OpenAI California Court Ruling: Authors Lose Ground in ChatGPT Training Dispute

San Francisco, California – Two copyright infringement lawsuits brought forward by authors against artificial intelligence company OpenAI have been partially dismissed in court. Comedian Sarah Silverman and novelist Paul Tremblay alleged that OpenAI unlawfully used their books to train the large language model underlying artificial intelligence tool ChatGPT.

On Monday, a federal judge in California granted the bulk of OpenAI’s motion to dismiss many of the writers’ claims. District court judge Araceli Martínez-Olguín also said that the cases would be consolidated with a similar suit brought by another group of authors including Michael Chabon, Ta-Nehisi Coates, and Andrew Sean Greer.

Martínez-Olguín wrote that a claim of vicarious copyright infringement was dismissed on the grounds that the authors had not shown that there was “substantial similarity” between their books and ChatGPT’s output. The authors’ claim that all ChatGPT outputs are “infringing derivative work” is “insufficient”, she added.
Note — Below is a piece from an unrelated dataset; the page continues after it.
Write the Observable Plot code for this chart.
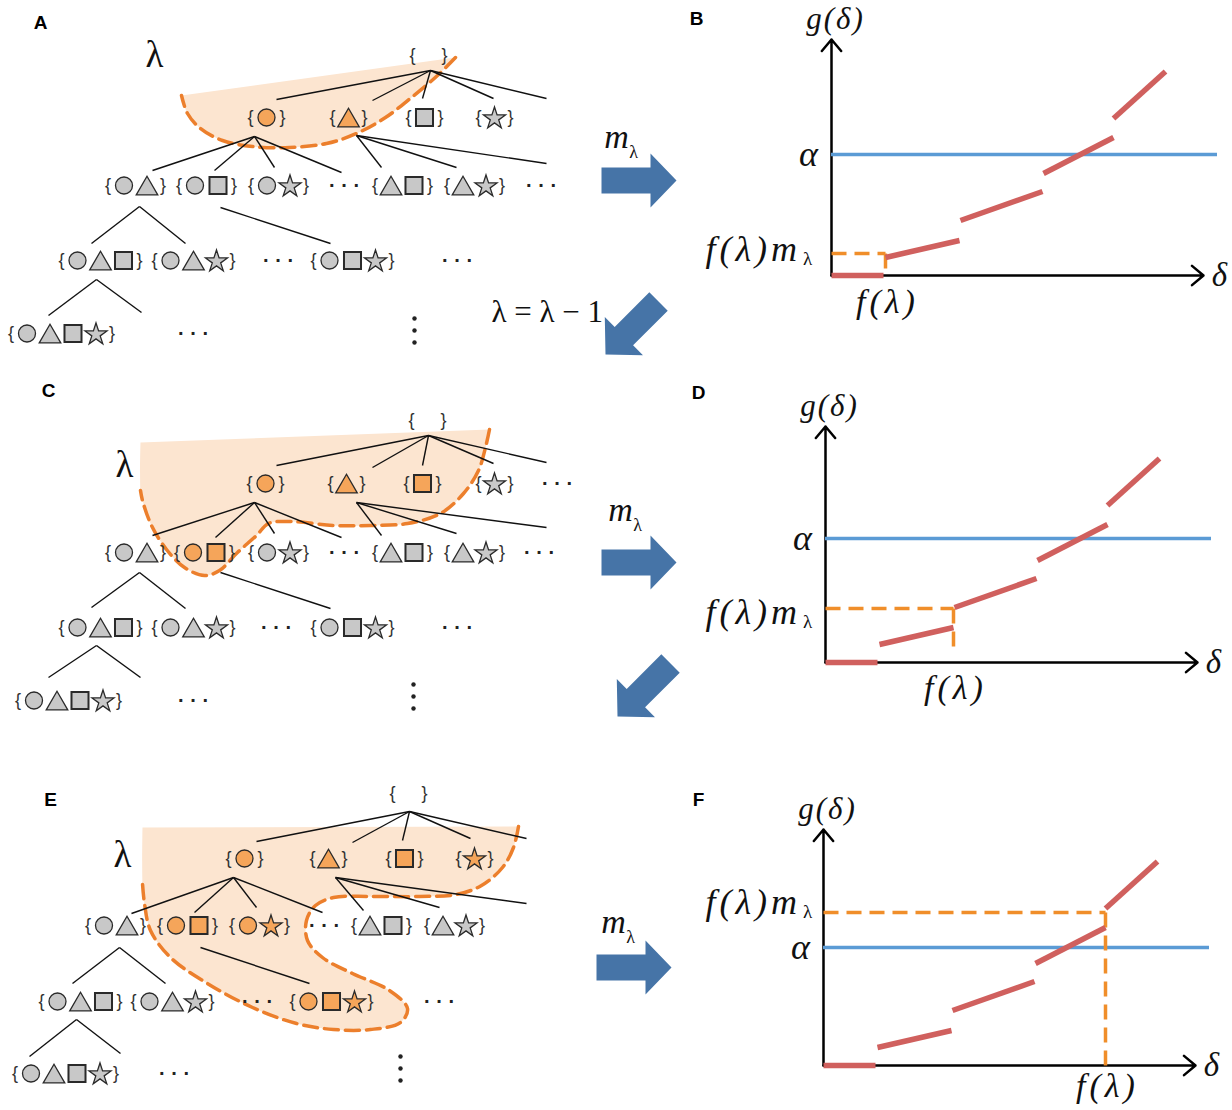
<!DOCTYPE html>
<html><head><meta charset="utf-8">
<script src="https://cdn.jsdelivr.net/npm/d3@7"></script>
<script src="https://cdn.jsdelivr.net/npm/@observablehq/plot@0.6"></script>
<style>
body{margin:0;background:#fff;overflow:hidden}
#fig{position:relative;width:1232px;height:1110px;overflow:hidden;background:#fff}
#fig svg{position:absolute;max-width:none}
</style>
</head><body><div id="fig"></div>
<script>
// ================= DATA =================
const panelLetters = ["A","B","C","D","E","F"];
const lambdaText = "λ";
const stepText = "λ = λ − 1";
const mText = "m", subText = "λ";
// set members: c = circle, t = triangle, s = square, p = star ; "…" = dots, "⋮" = vertical dots
// [x, y, members, highlighted members]
const nodesA = [
  [428,55,"",""],
  [266,117,"c","c"],[348,117,"t","t"],[424,117,"s",""],[494,117,"p",""],
  [135,185,"ct",""],[206,185,"cs",""],[278,185,"cp",""],[344,185,"…",""],[402,185,"ts",""],[474,185,"tp",""],[541,185,"…",""],
  [100,260,"cts",""],[193,260,"ctp",""],[278,260,"…",""],[352,260,"csp",""],[457,260,"…",""],
  [61,333,"ctsp",""],[193,333,"…",""],[414,330,"⋮",""]
];
const nodesC = [
  [427,420,"",""],
  [265,483,"c","c"],[346,483,"t","t"],[422,483,"s","s"],[494,483,"p",""],[557,483,"…",""],
  [135,552,"ct",""],[204,552,"cs","cs"],[278,552,"cp",""],[344,552,"…",""],[402,552,"ts",""],[474,552,"tp",""],[539,552,"…",""],
  [100,627,"cts",""],[193,627,"ctp",""],[276,627,"…",""],[352,627,"csp",""],[457,627,"…",""],
  [68,700,"ctsp",""],[193,700,"…",""],[413,696,"⋮",""]
];
const nodesE = [
  [408,793,"",""],
  [244,858,"c","c"],[328,858,"t","t"],[404,858,"s","s"],[474,858,"p","p"],
  [115,925,"ct",""],[187,925,"cs","cs"],[259,925,"cp","cp"],[324,925,"…",""],[381,925,"ts",""],[454,925,"tp",""],
  [80,1001,"cts",""],[172,1001,"ctp",""],[257,1001,"…",""],[331,1001,"csp","csp"],[439,1001,"…",""],
  [65,1073,"ctsp",""],[174,1073,"…",""],[400,1068,"⋮",""]
];
// tree edges [x1,y1,x2,y2]
const edgesA = [
  [430,70,276,99],[430,70,372,100],[430,70,422,98],[430,70,493,98],[430,70,546,98],
  [254,136,152,170],[254,136,214,170],[254,136,274,167],[254,136,341,172],
  [356,135,381,167],[356,135,456,167],[356,135,546,163],
  [139,206,91,243],[139,206,185,243],[220,207,330,243],
  [96,279,48,315],[96,279,141,312]
];
const edgesC = [
  [428,435,276,465],[428,435,372,467],[428,435,422,465],[428,435,493,463],[428,435,546,462],
  [254,502,152,535],[254,502,215,537],[254,502,274,533],[254,502,341,537],
  [356,502,381,535],[356,502,456,533],[356,502,546,527],
  [139,572,91,607],[139,572,185,608],[220,572,330,608],
  [96,645,48,677],[96,645,140,677]
];
const edgesE = [
  [409,811,256,841],[409,811,352,842],[409,811,402,840],[409,811,470,838],[409,811,526,838],
  [233,877,131,913],[233,877,194,912],[233,877,256,907],[233,877,322,912],
  [335,877,363,910],[335,877,439,907],[335,877,526,903],
  [119,947,72,983],[119,947,165,983],[200,947,309,983],
  [76,1019,29,1056],[76,1019,120,1053]
];
// λ-region outlines [x, y, dashed?]
const hullA = [[455,57,1],[437,75,1],[411,97,1],[385,117,1],[356,133,1],[326,143,1],[289,147,1],[252,146,1],[222,140,1],[200,128,1],[187,113,1],[181,95,1]];
const hullC = [[489,429,1],[485,447,1],[478,470,1],[463,493,1],[440,513,1],[407,523,1],[370,525,1],[333,525,1],[290,521,1],[268,523,1],[256,535,1],[237,552,1],[219,570,1],[204,575,1],[184,567,1],[166,549,1],[151,525,1],[142,500,1],[140,490,1],[140,442,0]];
const hullE = [[518,826,1],[513,847,1],[502,867,1],[481,885,1],[456,894,1],[419,896,1],[370,896,1],[333,897,1],[315,905,1],[306,920,1],[307,940,1],[322,957,1],[352,973,1],[389,990,1],[407,1008,1],[400,1022,1],[370,1029,1],[333,1029,1],[296,1023,1],[252,1007,1],[207,983,1],[170,957,1],[150,930,1],[144,903,1],[142,883,1],[142,827,0]];

// g(δ) pieces [δ1, g1, δ2, g2]  (same function in B, D, F)
const gPieces = [[0,0,52,0],[54,18,128,35],[129,55,211,84],[212,102,282,138],[282,157,334,204]];
const graphIds = ["B","D","F"];
const alphaVals = [121,124,118];
const fLambdaVals = [54,128,282];
const fmVals = [22,54,153];
const fmFloor = [0,8,0];
const gLabel = "g(δ)", alphaLabel = "α", fmLabel = "f(λ)m", fLabel = "f(λ)", deltaLabel = "δ";

// ================= LAYOUT =================
const letterXY = [[40,22],[696,18],[48,390],[698,392],[50,799],[698,799]];
const lambdaXY = [[154,55],[124,465],[122,855]];
const mXY = [[616,137],[620,510],[613,922]];
const stepXY = [491,312];
const arrowTips = [[676,180,0],[605,354,135],[676,562,0],[617,716,135],[671,967,0]];
const arrowShape = [[-75,-13],[-26,-13],[-26,-27],[0,0],[-26,27],[-26,13],[-75,13]];
const graphOrigin = [[831,275],[825,662],[823,1065]];
const fmLabelG = [26,50,163];
const fLabelG = [-27,-26,-21];
const fmLabelStart = 705; // absolute x where the f(λ)m labels start

const ORANGE = "#f5a55a", GRAY = "#c8c8c8";
const fig = document.getElementById("fig");

// ---------- tree expansion ----------
const SP = 23, BO = 16;
const braces = [], shapes = [], hdots = [], vdots = [];
for (const list of [nodesA, nodesC, nodesE]) {
  for (const [x,y,set,hl] of list) {
    if (set === "…") { hdots.push({x,y}); continue; }
    if (set === "⋮") { vdots.push({x,y}); continue; }
    const n = set.length, half = (n-1)*SP/2, off = n ? half + BO : 16;
    braces.push({x:x-off,y,t:"{"},{x:x+off,y,t:"}"});
    [...set].forEach((k,i) => shapes.push({x:x-half+i*SP, y, k, fill: hl.includes(k) ? ORANGE : GRAY}));
  }
}
const edges = [...edgesA, ...edgesC, ...edgesE];
const hullPts = [["A",hullA],["C",hullC],["E",hullE]].flatMap(([p,h]) => h.map(([x,y,d]) => ({p,x,y,d})));
const arrowPts = arrowTips.flatMap(([tx,ty,ang],i) => {
  const th = ang*Math.PI/180, c = Math.cos(th), s = Math.sin(th);
  return arrowShape.map(([u,v]) => ({id:i, x: tx + u*c - v*s, y: ty + u*s + v*c}));
});
const SYM = {
  c:{symbol:"circle", r:8.5, dy:0, sw:1.3},
  t:{symbol:"triangle", r:8, dy:3.2, sw:1.3},
  s:{symbol:"square", r:9.6, dy:0, sw:2},
  p:{symbol:"star", r:6.9, dy:1, sw:1.3}
};

const bg = Plot.plot({
  width:1232, height:1110, margin:0,
  x:{domain:[0,1232], range:[0,1232], axis:null},
  y:{domain:[0,1110], range:[0,1110], axis:null},
  color:{type:"identity"},
  style:{background:"white"},
  marks:[
    Plot.line(hullPts, {x:"x", y:"y", z:"p", curve:"catmull-rom", fill:"#fce5d0", stroke:"none"}),
    Plot.line(hullPts.filter(d=>d.d), {x:"x", y:"y", z:"p", curve:"catmull-rom", stroke:"#ec7f2c", strokeWidth:3.5, strokeDasharray:"14,7"}),
    Plot.link(edges, {x1:d=>d[0], y1:d=>d[1], x2:d=>d[2], y2:d=>d[3], stroke:"#111", strokeWidth:1.4}),
    Plot.text(braces, {x:"x", y:"y", text:"t", fontFamily:"Liberation Sans", fontSize:18, fill:"#333"}),
    ...Object.entries(SYM).map(([k,s]) => Plot.dot(shapes.filter(d=>d.k===k), {x:"x", y:"y", r:s.r, symbol:s.symbol, dy:s.dy, fill:"fill", stroke:"#2a2a2a", strokeWidth:s.sw})),
    Plot.text(hdots, {x:"x", y:"y", text:()=>"· · ·", fontFamily:"Liberation Sans", fontWeight:"bold", fontSize:20, fill:"#222"}),
    ...[-12,0,12].map(o => Plot.dot(vdots, {x:"x", y:"y", dy:o, r:2.2, fill:"#222", stroke:"none"})),
    Plot.text(panelLetters, {x:(d,i)=>letterXY[i][0], y:(d,i)=>letterXY[i][1], text:d=>d, fontFamily:"Liberation Sans", fontWeight:"bold", fontSize:19, fill:"#000"}),
    Plot.text(lambdaXY, {x:d=>d[0], y:d=>d[1], text:()=>lambdaText, fontFamily:"Liberation Serif", fontSize:37, fill:"#111"}),
    Plot.line(arrowPts, {x:"x", y:"y", z:"id", curve:"linear-closed", fill:"#4674a7", stroke:"none"}),
    Plot.text(mXY, {x:d=>d[0], y:d=>d[1], text:()=>mText, fontFamily:"Liberation Serif", fontStyle:"italic", fontSize:34, fill:"#111"}),
    Plot.text(mXY, {x:d=>d[0]+17, y:d=>d[1]+15, text:()=>subText, fontFamily:"Liberation Serif", fontSize:18, fill:"#111"}),
    Plot.text([stepText], {x:stepXY[0], y:stepXY[1], text:d=>d, textAnchor:"start", fontFamily:"Liberation Serif", fontSize:31, fill:"#111"})
  ]
});
bg.style.left = "0px"; bg.style.top = "0px";
fig.appendChild(bg);

// ---------- graphs ----------
const ML = 150, MT = 40, XW = 370, YH = 236;
graphIds.forEach((id, i) => {
  const alpha = alphaVals[i], fl = fLambdaVals[i], fm = fmVals[i];
  const ox = graphOrigin[i][0];
  const axes = [{x1:0,y1:0,x2:XW+2,y2:0},{x1:0,y1:0,x2:0,y2:YH}];
  const orange = [{x1:0,y1:fm,x2:fl,y2:fm},{x1:fl,y1:fm,x2:fl,y2:fmFloor[i]}];
  const mathFont = {fontFamily:"Liberation Serif", fontStyle:"italic", fill:"#111"};
  const svg = Plot.plot({
    width:560, height:340, margin:0,
    x:{domain:[0,XW], range:[ML, ML+XW], axis:null},
    y:{domain:[0,YH], range:[MT+YH, MT], axis:null},
    style:{background:"transparent", overflow:"visible"},
    marks:[
      Plot.arrow(axes, {x1:"x1", y1:"y1", x2:"x2", y2:"y2", stroke:"#000", strokeWidth:2.5, headLength:9, headAngle:80}),
      Plot.ruleY([alpha], {x1:0, x2:386, stroke:"#5b9bd5", strokeWidth:3.5}),
      Plot.link(orange, {x1:"x1", y1:"y1", x2:"x2", y2:"y2", stroke:"#f08e2a", strokeWidth:3.5, strokeDasharray:"15,8"}),
      Plot.link(gPieces, {x1:d=>d[0], y1:d=>d[1], x2:d=>d[2], y2:d=>d[3], stroke:"#d0605e", strokeWidth:5.5}),
      Plot.text([gLabel], {x:4, y:YH+20, text:d=>d, fontSize:31, ...mathFont}),
      Plot.text([alphaLabel], {x:-23, y:alpha, text:d=>d, fontSize:36, ...mathFont}),
      Plot.text([fmLabel], {x:fmLabelStart-ox, y:fmLabelG[i], text:d=>d, textAnchor:"start", fontSize:36, ...mathFont}),
      Plot.text([subText], {x:fmLabelStart-ox+102, y:fmLabelG[i]-9, text:d=>d, fontSize:19, fontFamily:"Liberation Serif", fill:"#111"}),
      Plot.text([fLabel], {x:fl+2, y:fLabelG[i], text:d=>d, fontSize:34, ...mathFont}),
      Plot.text([deltaLabel], {x:388, y:0, text:d=>d, fontSize:33, ...mathFont})
    ]
  });
  svg.querySelectorAll("text").forEach(t => {
    if (t.textContent === gLabel) t.setAttribute("letter-spacing", 2);
    if (t.textContent === fmLabel) t.setAttribute("letter-spacing", 4);
    if (t.textContent === fLabel) t.setAttribute("letter-spacing", 4);
  });
  svg.style.left = (ox - ML) + "px";
  svg.style.top = (graphOrigin[i][1] - YH - MT) + "px";
  fig.appendChild(svg);
});
</script>
</body></html>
However, OpenAI continues to face the allegation that it violated unfair competition law by using copyrighted books without author permission. The ruling follows that of another case brought by Silverman against Meta over the use of copyrighted books in training its artificial intelligence tool LLaMA. In November, the judge broadly sided with Meta, but the claim of direct copyright infringement advanced to the discovery phase.

Last week, the group of authors suing OpenAI in California asked Martínez-Olguín to stop a similar suit brought forward in New York – led by the Authors Guild and novelists including Jonathan Franzen, Jodi Picoult, David Baldacci, and George RR Martin – accusing OpenAI of “forum shopping for the most favorable schedule”.

In August, it was revealed that more than 170,000 books by authors including Zadie Smith, Stephen King, Rachel Cusk, and Elena Ferrante had been used to train Meta’s LLaMA and “likely” other generative-AI tools.

In the June lawsuit filed on behalf of Tremblay and Mona Awad – who has since withdrawn from the suit – the authors’ attorney Joseph Saveri wrote that one of the “internet-based books corpora” that OpenAI said it used to train ChatGPT-3 is estimated to contain nearly 300,000 titles, and that the only websites to offer that much material are “shadow libraries” such as Library Genesis (LibGen), through which books can be secured in bulk via torrent systems.

Martínez-Olguín gave authors until March 13 to amend their complaint.